I need to know what would be the orbital period (so, how long would last a year/day) of an Earth-like planet tidally-locked to a red dwarf.

The star is at the upper limit of the red dwarfs (so, around 0.4 solar masses) and the Earth-like planet could be at the outer edge of the Goldilocks zone (but must be tidally-locked). I'm trying to get the upper values for this one.

I know there's an equation that calculates this but I'm not good with that.

Answer 1

As far as I can tell, the habitable zone around a red dwarf is less than .5 AU, and is going to be very narrow.

The exo-planet Gliese 581 g is right in the middle of the habitable zone of the star Gliese 581, and its orbital period is 32 days. If you push it slightly further out its orbit would be a little longer, maybe 40–50 days?

Edit: according to this article, the habitable zone of red dwarfs can possibly be extended 10%–30% further than was previously believed under the right conditions.

But since the planet would likely be tidally locked that close, the day side of the planet would always be lit, and the night size would always be dark, so it wouldn't get a day and night.

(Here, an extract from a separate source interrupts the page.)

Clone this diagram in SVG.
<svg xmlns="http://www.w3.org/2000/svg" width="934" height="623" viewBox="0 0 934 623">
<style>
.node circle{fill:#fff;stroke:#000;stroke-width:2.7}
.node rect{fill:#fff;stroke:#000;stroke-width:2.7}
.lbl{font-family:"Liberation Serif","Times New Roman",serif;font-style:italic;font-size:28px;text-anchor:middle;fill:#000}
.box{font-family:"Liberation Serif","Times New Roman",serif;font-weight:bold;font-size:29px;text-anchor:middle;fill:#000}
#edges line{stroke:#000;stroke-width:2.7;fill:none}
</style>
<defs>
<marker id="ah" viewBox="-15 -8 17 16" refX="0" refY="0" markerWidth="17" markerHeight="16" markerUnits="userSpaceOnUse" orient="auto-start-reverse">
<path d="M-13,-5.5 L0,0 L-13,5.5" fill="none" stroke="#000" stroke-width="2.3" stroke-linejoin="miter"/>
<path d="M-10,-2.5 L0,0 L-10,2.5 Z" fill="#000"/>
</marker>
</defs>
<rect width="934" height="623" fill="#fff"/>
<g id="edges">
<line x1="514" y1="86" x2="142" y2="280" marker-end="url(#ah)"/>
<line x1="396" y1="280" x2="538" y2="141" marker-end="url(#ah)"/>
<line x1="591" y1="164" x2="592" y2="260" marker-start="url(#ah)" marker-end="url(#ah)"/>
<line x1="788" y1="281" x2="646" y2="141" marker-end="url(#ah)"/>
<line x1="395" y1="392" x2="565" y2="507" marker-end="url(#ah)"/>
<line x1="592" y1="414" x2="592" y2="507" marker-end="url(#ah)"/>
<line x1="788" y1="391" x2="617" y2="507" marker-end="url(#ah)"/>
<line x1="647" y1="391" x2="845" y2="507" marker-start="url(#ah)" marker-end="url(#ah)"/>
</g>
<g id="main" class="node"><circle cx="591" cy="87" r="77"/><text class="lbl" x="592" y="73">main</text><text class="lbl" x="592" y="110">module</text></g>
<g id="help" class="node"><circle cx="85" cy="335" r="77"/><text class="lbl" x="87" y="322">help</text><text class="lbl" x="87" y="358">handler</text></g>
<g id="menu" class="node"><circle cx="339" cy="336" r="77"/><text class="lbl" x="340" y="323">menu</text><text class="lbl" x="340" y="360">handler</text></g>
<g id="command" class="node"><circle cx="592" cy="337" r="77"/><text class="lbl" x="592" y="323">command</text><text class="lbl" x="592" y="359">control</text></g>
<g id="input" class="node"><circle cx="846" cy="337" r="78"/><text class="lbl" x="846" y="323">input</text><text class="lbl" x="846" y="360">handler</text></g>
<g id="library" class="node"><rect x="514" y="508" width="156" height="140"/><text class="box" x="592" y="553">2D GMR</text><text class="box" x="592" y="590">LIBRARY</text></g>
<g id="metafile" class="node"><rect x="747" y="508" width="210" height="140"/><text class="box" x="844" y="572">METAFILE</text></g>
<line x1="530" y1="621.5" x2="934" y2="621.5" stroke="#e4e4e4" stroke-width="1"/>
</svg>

On Gliese 581 g, the day side is probably a dry desert, and the night side is probably a frozen waste (though it might not be cold to the extreme since the atmosphere would carry the heat of the day around to the night), but it's possible that it could have liquid water at the terminators, and so life could exist in the Twilight Zone.

Edit 2:
Gliese 581 has a mass of .31M, and Gliese 581 g has a semi-major axes of .13 AU, which leads to the very short orbital period.

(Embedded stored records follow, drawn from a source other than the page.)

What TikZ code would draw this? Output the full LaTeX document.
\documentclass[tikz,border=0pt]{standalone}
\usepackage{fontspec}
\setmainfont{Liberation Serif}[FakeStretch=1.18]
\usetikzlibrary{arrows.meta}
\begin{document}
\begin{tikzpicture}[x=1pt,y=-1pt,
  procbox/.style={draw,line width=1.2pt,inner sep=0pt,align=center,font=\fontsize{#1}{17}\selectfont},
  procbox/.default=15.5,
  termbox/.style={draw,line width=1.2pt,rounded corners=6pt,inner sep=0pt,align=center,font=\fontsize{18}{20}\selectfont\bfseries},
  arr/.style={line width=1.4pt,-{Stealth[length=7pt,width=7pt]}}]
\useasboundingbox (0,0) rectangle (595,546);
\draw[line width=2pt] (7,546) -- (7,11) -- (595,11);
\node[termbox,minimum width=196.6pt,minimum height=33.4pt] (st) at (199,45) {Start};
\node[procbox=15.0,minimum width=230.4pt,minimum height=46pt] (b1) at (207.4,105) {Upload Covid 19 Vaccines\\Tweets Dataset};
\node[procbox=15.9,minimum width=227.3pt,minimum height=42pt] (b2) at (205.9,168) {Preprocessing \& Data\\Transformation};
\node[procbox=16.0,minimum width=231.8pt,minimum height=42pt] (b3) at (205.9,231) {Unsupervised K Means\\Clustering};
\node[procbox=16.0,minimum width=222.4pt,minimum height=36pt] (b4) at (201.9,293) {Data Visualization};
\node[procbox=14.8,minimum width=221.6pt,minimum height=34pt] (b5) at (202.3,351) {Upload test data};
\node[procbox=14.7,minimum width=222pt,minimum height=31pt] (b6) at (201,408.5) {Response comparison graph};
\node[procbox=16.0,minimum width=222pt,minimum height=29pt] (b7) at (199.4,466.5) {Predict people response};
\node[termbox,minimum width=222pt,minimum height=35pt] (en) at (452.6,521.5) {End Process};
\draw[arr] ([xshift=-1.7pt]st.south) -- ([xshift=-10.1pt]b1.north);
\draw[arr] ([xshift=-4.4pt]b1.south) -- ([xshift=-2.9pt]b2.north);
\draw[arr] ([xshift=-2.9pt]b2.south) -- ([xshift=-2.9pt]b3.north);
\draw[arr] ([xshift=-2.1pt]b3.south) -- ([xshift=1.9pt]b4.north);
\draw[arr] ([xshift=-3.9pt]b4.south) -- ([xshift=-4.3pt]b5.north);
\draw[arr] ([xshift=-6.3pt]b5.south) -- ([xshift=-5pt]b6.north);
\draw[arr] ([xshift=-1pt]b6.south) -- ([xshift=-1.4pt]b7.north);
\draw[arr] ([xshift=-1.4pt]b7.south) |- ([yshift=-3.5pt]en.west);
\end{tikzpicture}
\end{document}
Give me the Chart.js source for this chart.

Lacaille 8760 is on the larger size a .6M and the habitable zone would be .3 AU.
According to the planetary orbit calculator, a habitable planet in that system would have a year of around 77 days.

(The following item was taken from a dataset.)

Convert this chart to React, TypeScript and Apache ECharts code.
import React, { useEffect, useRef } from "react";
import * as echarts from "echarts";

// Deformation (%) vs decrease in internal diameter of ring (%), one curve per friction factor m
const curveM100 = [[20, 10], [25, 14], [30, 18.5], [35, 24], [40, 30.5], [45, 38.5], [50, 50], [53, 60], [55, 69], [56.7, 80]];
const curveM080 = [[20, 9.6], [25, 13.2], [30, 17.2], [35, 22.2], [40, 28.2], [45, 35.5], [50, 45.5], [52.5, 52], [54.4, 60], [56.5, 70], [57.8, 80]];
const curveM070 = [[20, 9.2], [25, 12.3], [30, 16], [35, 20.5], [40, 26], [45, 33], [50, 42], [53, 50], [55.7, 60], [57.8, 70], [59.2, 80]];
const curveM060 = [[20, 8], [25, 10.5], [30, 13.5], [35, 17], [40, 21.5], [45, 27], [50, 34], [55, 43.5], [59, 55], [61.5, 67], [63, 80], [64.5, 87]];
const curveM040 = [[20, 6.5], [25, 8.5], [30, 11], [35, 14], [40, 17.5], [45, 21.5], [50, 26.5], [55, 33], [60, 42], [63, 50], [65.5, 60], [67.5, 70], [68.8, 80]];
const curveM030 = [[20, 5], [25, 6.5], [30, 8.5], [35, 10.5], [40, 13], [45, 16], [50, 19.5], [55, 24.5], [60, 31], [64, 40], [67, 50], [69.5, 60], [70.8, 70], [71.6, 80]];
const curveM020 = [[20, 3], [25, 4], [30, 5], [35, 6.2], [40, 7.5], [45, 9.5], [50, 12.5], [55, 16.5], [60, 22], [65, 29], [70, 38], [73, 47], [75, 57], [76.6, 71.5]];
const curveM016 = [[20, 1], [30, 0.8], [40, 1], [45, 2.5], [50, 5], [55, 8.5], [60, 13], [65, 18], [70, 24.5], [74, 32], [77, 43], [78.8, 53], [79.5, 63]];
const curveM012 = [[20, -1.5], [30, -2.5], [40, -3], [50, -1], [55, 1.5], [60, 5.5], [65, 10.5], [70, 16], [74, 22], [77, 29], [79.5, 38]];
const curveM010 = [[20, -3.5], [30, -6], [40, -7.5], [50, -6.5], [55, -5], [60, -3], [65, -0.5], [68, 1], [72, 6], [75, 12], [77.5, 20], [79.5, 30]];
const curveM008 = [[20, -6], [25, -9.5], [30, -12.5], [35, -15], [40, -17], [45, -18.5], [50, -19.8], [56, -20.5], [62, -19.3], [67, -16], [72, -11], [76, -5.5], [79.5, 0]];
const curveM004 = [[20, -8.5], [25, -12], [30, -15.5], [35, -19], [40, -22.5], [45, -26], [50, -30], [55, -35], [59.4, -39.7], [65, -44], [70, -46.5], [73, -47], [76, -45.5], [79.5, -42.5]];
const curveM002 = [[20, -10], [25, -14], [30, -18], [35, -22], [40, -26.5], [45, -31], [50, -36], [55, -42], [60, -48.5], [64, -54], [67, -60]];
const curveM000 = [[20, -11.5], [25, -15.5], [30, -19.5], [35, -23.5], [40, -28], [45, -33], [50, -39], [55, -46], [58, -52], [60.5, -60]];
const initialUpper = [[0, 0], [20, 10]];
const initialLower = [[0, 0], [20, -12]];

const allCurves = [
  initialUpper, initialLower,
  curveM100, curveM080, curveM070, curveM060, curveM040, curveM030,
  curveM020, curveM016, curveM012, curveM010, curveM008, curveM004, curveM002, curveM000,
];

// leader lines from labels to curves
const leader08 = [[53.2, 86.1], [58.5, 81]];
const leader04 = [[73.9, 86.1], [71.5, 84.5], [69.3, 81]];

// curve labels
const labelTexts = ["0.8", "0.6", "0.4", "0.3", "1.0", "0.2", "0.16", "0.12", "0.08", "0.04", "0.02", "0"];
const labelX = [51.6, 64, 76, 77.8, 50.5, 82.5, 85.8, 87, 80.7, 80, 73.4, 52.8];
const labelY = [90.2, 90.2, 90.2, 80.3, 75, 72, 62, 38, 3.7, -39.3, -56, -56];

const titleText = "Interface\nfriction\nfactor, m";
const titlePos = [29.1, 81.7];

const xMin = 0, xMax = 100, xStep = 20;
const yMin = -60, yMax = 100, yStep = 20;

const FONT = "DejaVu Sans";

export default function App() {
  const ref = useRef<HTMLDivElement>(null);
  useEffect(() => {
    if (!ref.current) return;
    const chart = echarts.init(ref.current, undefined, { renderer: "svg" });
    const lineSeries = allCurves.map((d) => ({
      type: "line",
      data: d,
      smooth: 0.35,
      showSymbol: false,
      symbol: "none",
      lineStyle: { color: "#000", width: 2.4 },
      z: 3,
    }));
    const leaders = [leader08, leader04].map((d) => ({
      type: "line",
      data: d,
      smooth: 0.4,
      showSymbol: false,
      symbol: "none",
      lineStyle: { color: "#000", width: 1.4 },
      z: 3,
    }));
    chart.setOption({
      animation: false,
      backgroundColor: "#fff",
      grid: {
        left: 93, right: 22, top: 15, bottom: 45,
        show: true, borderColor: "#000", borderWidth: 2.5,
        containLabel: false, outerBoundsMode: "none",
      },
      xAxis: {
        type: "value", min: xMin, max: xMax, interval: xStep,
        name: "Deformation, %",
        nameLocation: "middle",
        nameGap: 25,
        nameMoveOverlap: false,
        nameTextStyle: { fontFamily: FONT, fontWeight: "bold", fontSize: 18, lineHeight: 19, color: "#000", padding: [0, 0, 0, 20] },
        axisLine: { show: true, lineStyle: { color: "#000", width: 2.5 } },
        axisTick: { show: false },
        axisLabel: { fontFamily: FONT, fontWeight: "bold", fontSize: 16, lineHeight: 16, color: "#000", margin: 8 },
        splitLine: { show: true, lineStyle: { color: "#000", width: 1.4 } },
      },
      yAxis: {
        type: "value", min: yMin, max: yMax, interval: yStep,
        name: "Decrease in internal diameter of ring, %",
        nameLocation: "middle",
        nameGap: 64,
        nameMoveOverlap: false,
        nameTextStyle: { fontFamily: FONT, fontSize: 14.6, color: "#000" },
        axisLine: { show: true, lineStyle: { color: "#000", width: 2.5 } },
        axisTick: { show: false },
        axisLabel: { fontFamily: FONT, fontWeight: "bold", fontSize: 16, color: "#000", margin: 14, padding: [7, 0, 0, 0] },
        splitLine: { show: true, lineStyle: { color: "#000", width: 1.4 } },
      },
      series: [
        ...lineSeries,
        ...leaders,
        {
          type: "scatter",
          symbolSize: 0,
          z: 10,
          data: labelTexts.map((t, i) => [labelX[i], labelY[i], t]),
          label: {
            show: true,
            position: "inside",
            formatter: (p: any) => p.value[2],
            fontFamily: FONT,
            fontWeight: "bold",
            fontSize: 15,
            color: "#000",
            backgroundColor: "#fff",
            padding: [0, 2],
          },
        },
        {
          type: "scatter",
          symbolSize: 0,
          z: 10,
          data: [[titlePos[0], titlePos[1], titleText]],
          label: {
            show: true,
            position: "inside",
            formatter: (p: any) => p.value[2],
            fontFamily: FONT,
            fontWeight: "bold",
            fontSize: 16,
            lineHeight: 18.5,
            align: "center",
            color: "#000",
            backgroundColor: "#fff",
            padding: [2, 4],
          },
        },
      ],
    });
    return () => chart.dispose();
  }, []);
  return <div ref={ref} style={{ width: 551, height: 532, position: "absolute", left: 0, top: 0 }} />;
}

There's a fun Circumstellar Habitable Zone Simulator that you can play around with that may help you out.

Answer 2

I like to use Kasting et al. (1993) when talking about better climate models of planets around main sequence stars, as it evaluates habitable zones in while taking into account atmospheric effects. Anyway, the authors address your specific question, calculating the tidal locking radius $r_{\tau}$ after a time $t$ for a planet described by a dissipation function $Q$ with an original rotational period of $P_0$ orbiting a star of mass $M$: $$r_{\tau}=0.027\left(\frac{P_0t}{Q}\right)^{\frac{1}{6}}M^{\frac{1}{3}}$$ They use the values, for a somewhat Earth-like planet, of

• $P_0=13.5\text{ hours}$
• $t=4.5\times10^9\text{ years}$
• $Q\sim100$

Here's their diagram, with your point located; it corresponds to an orbital radius of about 0.2 AU:

This is, unfortunately, not in the zero-age main sequence (ZAMS) habitable zone. Try making the star more massive, about 0.5 solar masses. Then the planet can be tidally locked and in the habitable zone (though not necessarily habitable).